Congress shall make no law …abridging the freedom of speech... – Amendment 1, U.S. Constitution.
With all the euphoria (or angst, depending on who you are) over the capture of Saddam Hussain, an event of the gravest significance to American Liberty has been almost completely ignored; the recent Supreme Court decision concerning campaign finance reform as it relates to the freedom of speech, and, more importantly, political freedom of speech.
It just goes to show the danger of passing “feel good” legislation under the supposition that the Supreme Court will declare it unconstitutional anyway. On the face of it, the McCain-Feingold Bipartisan Campaign Reform Act of 2002 is unconstitutional, restricting as it does, freedom of speech during an election campaign. It should not take a legal scholar to determine that; a cursorily reading is all that is required. It is a bill that should never have been passed by the Congress, and which, once passed, should have been vetoed by the President, who took an oath of office to uphold and defend the Constitution of the United States, to wit:
I do solemnly swear (or affirm) that I will faithfully execute the Office of President of the United States and will to the best of my Ability, preserve, protect and defend the Constitution of the United States – Article II, Section I, U.S. Constitution
Evidently however, the best of the President’s ability to preserve, protect and defend the Constitution rested on his passing the buck to the Supreme Court, overlooking Truman’s sage observation that at the desk of the President “the buck stops here”. Trying, in effect, to politically have it both ways; being able to say you were for campaign finance reform, but silently breathing a sigh of relief that the Supremes would carry your water for you and strike down that which you should have vetoed in the first place.
Except of course, that it didn’t. Somehow, the Supreme Court, which is supposed to rule on the Constitutionality of laws brought before them, managed to read the 1st Amendment’s plain language and discover a heretofor unnoticed exception concerning, of all things, political speech! One wonders, what part of “Congress shall make no law” they didn’t understand! Or perhaps they didn’t consider making it illegal to criticize your congressman before an election to be “abridging” your freedom of speech!

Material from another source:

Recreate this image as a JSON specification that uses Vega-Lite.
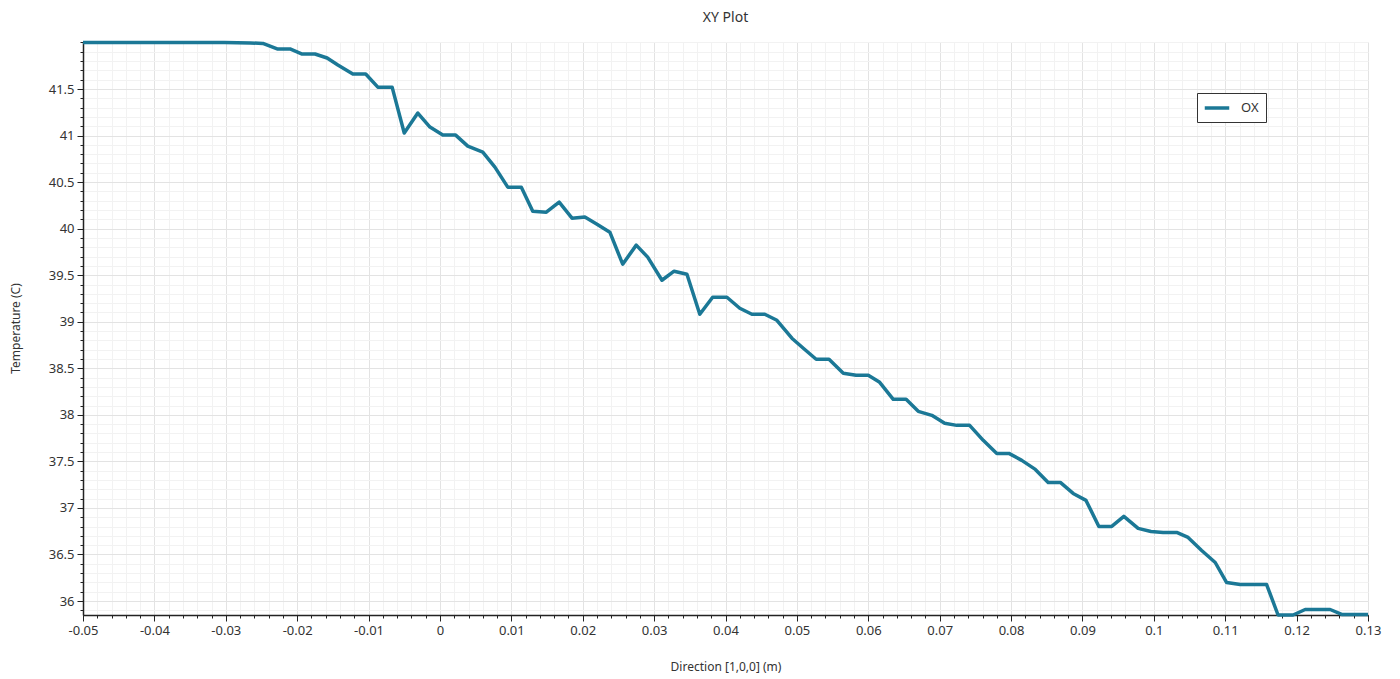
{
  "$schema": "https://vega.github.io/schema/vega-lite/v6.json",
  "width": 1285,
  "height": 573,
  "autosize": {"type": "none"},
  "padding": {"left": 83, "top": 42, "right": 32, "bottom": 64},
  "background": "white",
  "title": {"text": "XY Plot", "fontSize": 14, "font": "Noto Sans", "fontWeight": "normal", "color": "#333333", "offset": 16, "anchor": "middle"},
  "config": {
    "view": {"stroke": null},
    "axis": {"labelFont": "Noto Sans", "titleFont": "Noto Sans"},
    "legend": {"labelFont": "Noto Sans"}
  },
  "data": {"values": [
    {"x": -0.05, "t": 42.0, "series": "OX"},
    {"x": -0.0482, "t": 42.0, "series": "OX"},
    {"x": -0.0464, "t": 42.0, "series": "OX"},
    {"x": -0.0446, "t": 42.0, "series": "OX"},
    {"x": -0.0428, "t": 42.0, "series": "OX"},
    {"x": -0.041, "t": 42.0, "series": "OX"},
    {"x": -0.0392, "t": 42.0, "series": "OX"},
    {"x": -0.0374, "t": 42.0, "series": "OX"},
    {"x": -0.0356, "t": 42.0, "series": "OX"},
    {"x": -0.0338, "t": 42.0, "series": "OX"},
    {"x": -0.032, "t": 42.0, "series": "OX"},
    {"x": -0.0302, "t": 41.999, "series": "OX"},
    {"x": -0.0284, "t": 41.997, "series": "OX"},
    {"x": -0.0266, "t": 41.995, "series": "OX"},
    {"x": -0.0248, "t": 41.99, "series": "OX"},
    {"x": -0.0228, "t": 41.93, "series": "OX"},
    {"x": -0.021, "t": 41.93, "series": "OX"},
    {"x": -0.0193, "t": 41.876, "series": "OX"},
    {"x": -0.0175, "t": 41.876, "series": "OX"},
    {"x": -0.0158, "t": 41.833, "series": "OX"},
    {"x": -0.0143, "t": 41.758, "series": "OX"},
    {"x": -0.0122, "t": 41.661, "series": "OX"},
    {"x": -0.0104, "t": 41.661, "series": "OX"},
    {"x": -0.0087, "t": 41.52, "series": "OX"},
    {"x": -0.0067, "t": 41.52, "series": "OX"},
    {"x": -0.005, "t": 41.027, "series": "OX"},
    {"x": -0.0031, "t": 41.242, "series": "OX"},
    {"x": -0.0014, "t": 41.091, "series": "OX"},
    {"x": 0.0004, "t": 41.005, "series": "OX"},
    {"x": 0.0022, "t": 41.005, "series": "OX"},
    {"x": 0.0039, "t": 40.887, "series": "OX"},
    {"x": 0.006, "t": 40.823, "series": "OX"},
    {"x": 0.0077, "t": 40.661, "series": "OX"},
    {"x": 0.0095, "t": 40.446, "series": "OX"},
    {"x": 0.0114, "t": 40.446, "series": "OX"},
    {"x": 0.013, "t": 40.188, "series": "OX"},
    {"x": 0.0149, "t": 40.177, "series": "OX"},
    {"x": 0.0167, "t": 40.285, "series": "OX"},
    {"x": 0.0185, "t": 40.113, "series": "OX"},
    {"x": 0.0203, "t": 40.124, "series": "OX"},
    {"x": 0.022, "t": 40.048, "series": "OX"},
    {"x": 0.0238, "t": 39.962, "series": "OX"},
    {"x": 0.0256, "t": 39.618, "series": "OX"},
    {"x": 0.0275, "t": 39.823, "series": "OX"},
    {"x": 0.0291, "t": 39.694, "series": "OX"},
    {"x": 0.0311, "t": 39.446, "series": "OX"},
    {"x": 0.0328, "t": 39.543, "series": "OX"},
    {"x": 0.0346, "t": 39.511, "series": "OX"},
    {"x": 0.0364, "t": 39.081, "series": "OX"},
    {"x": 0.0382, "t": 39.263, "series": "OX"},
    {"x": 0.0402, "t": 39.263, "series": "OX"},
    {"x": 0.042, "t": 39.145, "series": "OX"},
    {"x": 0.0437, "t": 39.081, "series": "OX"},
    {"x": 0.0455, "t": 39.081, "series": "OX"},
    {"x": 0.0472, "t": 39.016, "series": "OX"},
    {"x": 0.0493, "t": 38.823, "series": "OX"},
    {"x": 0.0509, "t": 38.715, "series": "OX"},
    {"x": 0.0527, "t": 38.597, "series": "OX"},
    {"x": 0.0545, "t": 38.597, "series": "OX"},
    {"x": 0.0565, "t": 38.446, "series": "OX"},
    {"x": 0.0583, "t": 38.425, "series": "OX"},
    {"x": 0.06, "t": 38.425, "series": "OX"},
    {"x": 0.0616, "t": 38.349, "series": "OX"},
    {"x": 0.0635, "t": 38.167, "series": "OX"},
    {"x": 0.0653, "t": 38.167, "series": "OX"},
    {"x": 0.067, "t": 38.038, "series": "OX"},
    {"x": 0.0689, "t": 37.995, "series": "OX"},
    {"x": 0.0707, "t": 37.909, "series": "OX"},
    {"x": 0.0724, "t": 37.887, "series": "OX"},
    {"x": 0.0742, "t": 37.887, "series": "OX"},
    {"x": 0.0761, "t": 37.726, "series": "OX"},
    {"x": 0.078, "t": 37.586, "series": "OX"},
    {"x": 0.0797, "t": 37.586, "series": "OX"},
    {"x": 0.0815, "t": 37.511, "series": "OX"},
    {"x": 0.0834, "t": 37.414, "series": "OX"},
    {"x": 0.0852, "t": 37.274, "series": "OX"},
    {"x": 0.0869, "t": 37.274, "series": "OX"},
    {"x": 0.0887, "t": 37.156, "series": "OX"},
    {"x": 0.0905, "t": 37.081, "series": "OX"},
    {"x": 0.0923, "t": 36.801, "series": "OX"},
    {"x": 0.0941, "t": 36.801, "series": "OX"},
    {"x": 0.0958, "t": 36.909, "series": "OX"},
    {"x": 0.0978, "t": 36.78, "series": "OX"},
    {"x": 0.0996, "t": 36.747, "series": "OX"},
    {"x": 0.1013, "t": 36.737, "series": "OX"},
    {"x": 0.1032, "t": 36.737, "series": "OX"},
    {"x": 0.1048, "t": 36.683, "series": "OX"},
    {"x": 0.1067, "t": 36.543, "series": "OX"},
    {"x": 0.1086, "t": 36.414, "series": "OX"},
    {"x": 0.1102, "t": 36.199, "series": "OX"},
    {"x": 0.1121, "t": 36.177, "series": "OX"},
    {"x": 0.1139, "t": 36.177, "series": "OX"},
    {"x": 0.1158, "t": 36.177, "series": "OX"},
    {"x": 0.1174, "t": 35.85, "series": "OX"},
    {"x": 0.1195, "t": 35.85, "series": "OX"},
    {"x": 0.1212, "t": 35.909, "series": "OX"},
    {"x": 0.123, "t": 35.909, "series": "OX"},
    {"x": 0.1247, "t": 35.909, "series": "OX"},
    {"x": 0.1264, "t": 35.855, "series": "OX"},
    {"x": 0.1279, "t": 35.855, "series": "OX"},
    {"x": 0.13, "t": 35.855, "series": "OX"}
  ]},
  "resolve": {"axis": {"x": "independent", "y": "independent"}},
  "layer": [
    {
      "mark": {"type": "line", "strokeOpacity": 0},
      "encoding": {
        "x": {"field": "x", "type": "quantitative", "scale": {"domain": [-0.05, 0.13], "nice": false, "zero": false},
          "axis": {"orient": "bottom", "values": [-0.05,-0.048,-0.046,-0.044,-0.042,-0.04,-0.038,-0.036,-0.034,-0.032,-0.03,-0.028,-0.026,-0.024,-0.022,-0.02,-0.018,-0.016,-0.014,-0.012,-0.01,-0.008,-0.006,-0.004,-0.002,0,0.002,0.004,0.006,0.008,0.01,0.012,0.014,0.016,0.018,0.02,0.022,0.024,0.026,0.028,0.03,0.032,0.034,0.036,0.038,0.04,0.042,0.044,0.046,0.048,0.05,0.052,0.054,0.056,0.058,0.06,0.062,0.064,0.066,0.068,0.07,0.072,0.074,0.076,0.078,0.08,0.082,0.084,0.086,0.088,0.09,0.092,0.094,0.096,0.098,0.1,0.102,0.104,0.106,0.108,0.11,0.112,0.114,0.116,0.118,0.12,0.122,0.124,0.126,0.128,0.13],
            "grid": true, "gridColor": "#f2f2f2", "gridWidth": 1, "labels": false, "title": null, "domain": false,
            "ticks": true, "tickSize": 3, "tickColor": "#222222", "tickWidth": 1}},
        "y": {"field": "t", "type": "quantitative", "scale": {"domain": [35.85, 42.005], "nice": false, "zero": false},
          "axis": {"orient": "left", "values": [35.9,36,36.1,36.2,36.3,36.4,36.5,36.6,36.7,36.8,36.9,37,37.1,37.2,37.3,37.4,37.5,37.6,37.7,37.8,37.9,38,38.1,38.2,38.3,38.4,38.5,38.6,38.7,38.8,38.9,39,39.1,39.2,39.3,39.4,39.5,39.6,39.7,39.8,39.9,40,40.1,40.2,40.3,40.4,40.5,40.6,40.7,40.8,40.9,41,41.1,41.2,41.3,41.4,41.5,41.6,41.7,41.8,41.9,42],
            "grid": true, "gridColor": "#f2f2f2", "gridWidth": 1, "labels": false, "title": null, "domain": false,
            "ticks": true, "tickSize": 3, "tickColor": "#222222", "tickWidth": 1}}
      }
    },
    {
      "mark": {"type": "line", "strokeWidth": 3.5, "strokeJoin": "round"},
      "encoding": {
        "x": {"field": "x", "type": "quantitative", "scale": {"domain": [-0.05, 0.13], "nice": false, "zero": false},
          "axis": {"orient": "bottom", "values": [-0.05,-0.04,-0.03,-0.02,-0.01,0,0.01,0.02,0.03,0.04,0.05,0.06,0.07,0.08,0.09,0.1,0.11,0.12,0.13],
            "labelExpr": "'' + datum.value", "grid": true, "gridColor": "#e3e3e3", "gridWidth": 1,
            "domain": true, "domainColor": "#222222", "domainWidth": 1.5, "ticks": true, "tickSize": 6, "tickColor": "#222222", "tickWidth": 1,
            "labelFontSize": 13, "labelColor": "#333333", "labelPadding": 3, "labelFlush": false,
            "title": "Direction [1,0,0] (m)", "titleFontSize": 12, "titleFontWeight": "normal", "titleColor": "#333333", "titleY": 46}},
        "y": {"field": "t", "type": "quantitative", "scale": {"domain": [35.85, 42.005], "nice": false, "zero": false},
          "axis": {"orient": "left", "values": [36,36.5,37,37.5,38,38.5,39,39.5,40,40.5,41,41.5],
            "labelExpr": "'' + datum.value", "grid": true, "gridColor": "#e3e3e3", "gridWidth": 1,
            "domain": true, "domainColor": "#222222", "domainWidth": 1.5, "ticks": true, "tickSize": 6, "tickColor": "#222222", "tickWidth": 1,
            "labelFontSize": 13, "labelColor": "#333333", "labelPadding": 3,
            "title": "Temperature (C)", "titleFontSize": 12, "titleFontWeight": "normal", "titleColor": "#333333", "titleX": -61, "titleY": 286}},
        "color": {"field": "series", "type": "nominal", "scale": {"range": ["#1b7896"]},
          "legend": {"orient": "none", "legendX": 1114, "legendY": 51, "title": null, "symbolType": "M-2,0H2", "symbolStrokeWidth": 3.5, "symbolSize": 150,
            "symbolOffset": 5, "strokeColor": "#333333", "fillColor": "white", "padding": 7, "labelFontSize": 13, "labelColor": "#333333", "labelOffset": 16}}
      }
    }
  ]
}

So now, in America, a country which has enjoyed freedom of speech for 227 years, who’s founders felt it of such importance that they enshrined it in the first amendment to the Constitution, the beginning of the Bill of Rights, it is now illegal for TV or radio stations to air issue ads paid for by independent individuals or groups 30 days before a congressional primary election or 60 days prior to a federal general election.
You could go to jail. For “speaking ill” of your elected officials, or those who aspire to become such. Not in Russia, or China, or Iran. Here. In. America.

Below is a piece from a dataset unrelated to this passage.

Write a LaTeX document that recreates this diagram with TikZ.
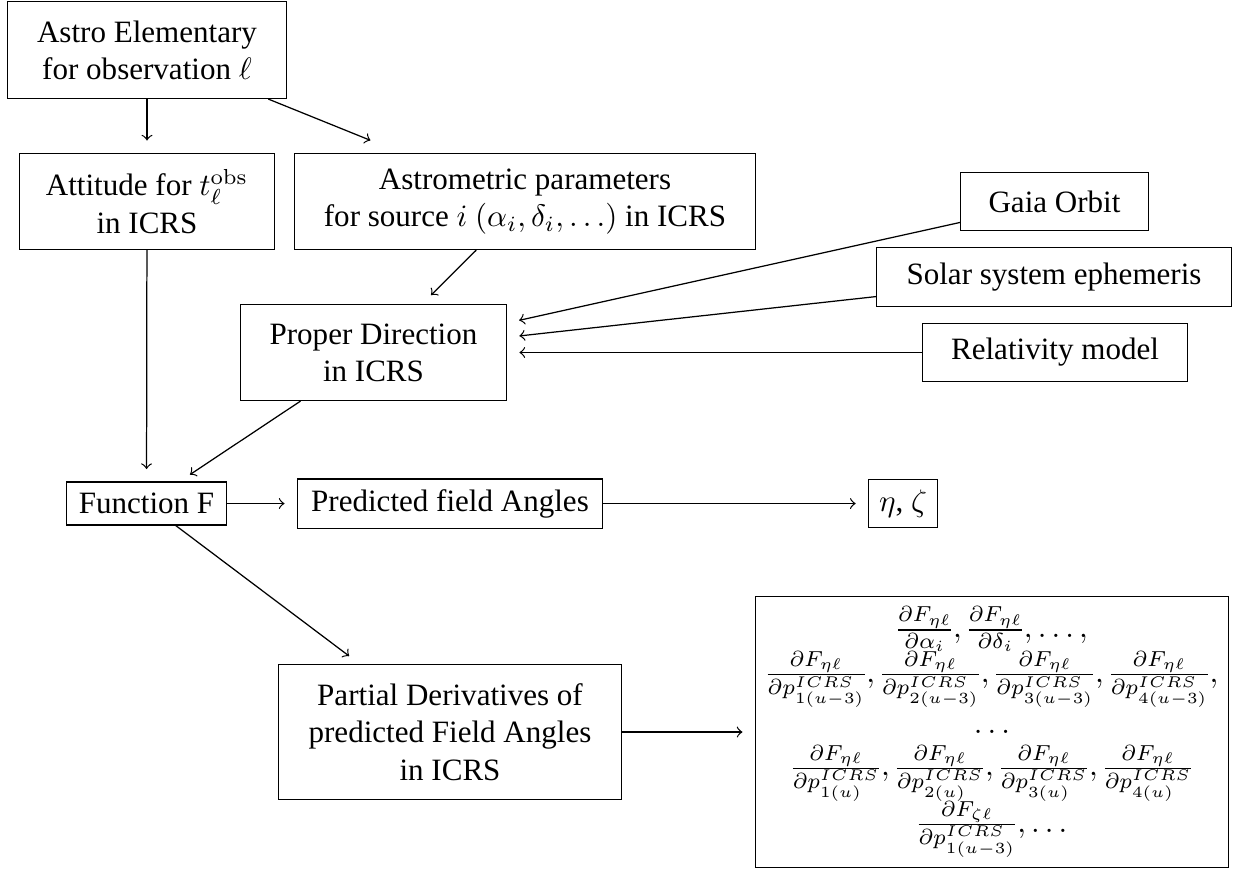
\documentclass[tikz,border=0pt]{standalone}
\usepackage[no-math]{fontspec}
\setmainfont{Liberation Serif}
\usetikzlibrary{calc}
\begin{document}
\begin{tikzpicture}[x=0.3221pt,y=-0.3221pt,
  box/.style={draw,align=center,inner sep=3.33pt},
  arr/.style={->,shorten >=4pt}]
\useasboundingbox (0,0) rectangle (1233,868);

% boxes of the processing chain
\node[box,minimum width=89.8pt,minimum height=31.2pt] (astro) at (147,50)
  {Astro Elementary\\for observation $\ell$};
\node[box,minimum width=82.1pt,minimum height=30.9pt] (att) at (147,201.5)
  {Attitude for $t_\ell^{\mathrm{obs}}$\\in ICRS};
\node[box,minimum width=148.4pt,minimum height=30.9pt] (astrom) at (525,201.5)
  {Astrometric parameters\\for source $i$ $(\alpha_i,\delta_i,\ldots)$ in ICRS};
\node[box,minimum width=60.5pt,minimum height=18.6pt] (gaia) at (1054.5,201.5)
  {Gaia Orbit};
\node[box,minimum width=114.3pt,minimum height=18.9pt] (solar) at (1054,277)
  {Solar system ephemeris};
\node[box,minimum width=85.3pt,minimum height=18.6pt] (rel) at (1055,352.5)
  {Relativity model};
\node[box,minimum width=85.6pt,minimum height=30.9pt] (pd) at (373.5,352.5)
  {Proper Direction\\in ICRS};
\node[box,minimum width=51.5pt,minimum height=13.8pt] (fF) at (146.5,503.5)
  {Function F};
\node[box,minimum width=98.2pt,minimum height=15.4pt] (pred) at (450,503.5)
  {Predicted field Angles};
\node[box,minimum width=22.1pt,minimum height=15.4pt] (eta) at (903,503.5)
  {$\eta$, $\zeta$};
\node[box,minimum width=110.4pt,minimum height=43.7pt] (partial) at (450,732)
  {Partial Derivatives of\\predicted Field Angles\\in ICRS};
\node[box,minimum width=151pt,minimum height=86.6pt] (big) at (992,732)
  {\nulldelimiterspace=0.6pt
   \begin{tabular}{@{}c@{}}
   $\frac{\partial F_{\eta\ell}}{\partial\alpha_i}, \frac{\partial F_{\eta\ell}}{\partial\delta_i}, \ldots,$\\
   $\frac{\partial F_{\eta\ell}}{\partial p^{ICRS}_{1(u-3)}}, \frac{\partial F_{\eta\ell}}{\partial p^{ICRS}_{2(u-3)}}, \frac{\partial F_{\eta\ell}}{\partial p^{ICRS}_{3(u-3)}}, \frac{\partial F_{\eta\ell}}{\partial p^{ICRS}_{4(u-3)}},$\\
   $\ldots$\\
   $\frac{\partial F_{\eta\ell}}{\partial p^{ICRS}_{1(u)}}, \frac{\partial F_{\eta\ell}}{\partial p^{ICRS}_{2(u)}}, \frac{\partial F_{\eta\ell}}{\partial p^{ICRS}_{3(u)}}, \frac{\partial F_{\eta\ell}}{\partial p^{ICRS}_{4(u)}}$\\
   $\frac{\partial F_{\zeta\ell}}{\partial p^{ICRS}_{1(u-3)}}, \ldots$
   \end{tabular}};

% arrow ends that do not sit at a node centre
\coordinate (aend) at (382,145);
\coordinate (gA) at ($(pd.east)+(0,9.5pt)$);
\coordinate (gS) at ($(pd.east)+(0,4.9pt)$);

% connectors
\draw[arr] (astro) -- (att);
\draw[arr] (astro) -- (aend);
\draw[arr] (astrom) -- (pd);
\draw[arr] (gaia) -- (gA);
\draw[arr] (solar) -- (gS);
\draw[arr] (rel) -- (pd);
\draw[arr] (att) -- (fF);
\draw[arr] (pd) -- (fF);
\draw[arr] (fF) -- (pred);
\draw[arr] (pred) -- (eta);
\draw[arr] (fF) -- (partial);
\draw[arr] (partial) -- (big);
\end{tikzpicture}
\end{document}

This is what happens when judges legislate from the bench. This is what happens when those charged with preserving, protecting and defending the Constitution shirk their sworn duty for perceived political gain. It’s a tough job, Mr. President, but you know what? It’s what you signed up for!
Corrupt politicians must be breathing a sigh of relief. Their dirty laundry can no longer be aired in public before an election. It wouldn’t be “nice” after all. Heaven forbid that the public, who will be casting ballots for those they think best for the job, find out about some scandal just before the election. They won’t now, that’s for sure, unless some brave soul decides to go to jail to let them know.
And what is so sacroscent about 30 days before a primary, or 60 days before a general election? If it is “bad” to criticize 30 days prior, why is it ok 31 days prior? If it is bad to do so on TV or radio, why isn’t it bad to do so in a newspaper, or over the internet? This is just the start, my friends. As Justice Clarence Thomas stated concerning this decision, “The chilling endpoint of the Court’s reasoning is not difficult to see: outright regulation of the press…the press now operates at the whim of Congress”. Freedom of the press – another of our rights enshrined in the first Amendment, along with freedom of religion (which can’t be practiced in any public venue), the freedom of peaceable assembly, or to petition the Government for a redress of grievances, another of our rights that Congress shall pass no law abridging.
The answer of course, is that there is no logical reason why 31 days prior to the election is ok but 30 is not. There is no logical reason to restrict TV and radio, but not the print media or the Internet. Those will be next, and the time periods will be lengthened, ultimately to 365 days a year. It is after all, impossible to regulate some political speech without regulating all political speech.
If there was any kind of free speech the founders intended to protect, it was political free speech. How can one expect a democratic republic to function without such free speech? It can’t, not as a free republic at any rate. The only people this benefits are incumbent office holders. It certainly doesn’t benefit the people at large.
Yet another thread separates. The Constitution is hanging. Is anyone out there interested in saving it? Or shall we just sit back and watch it fall.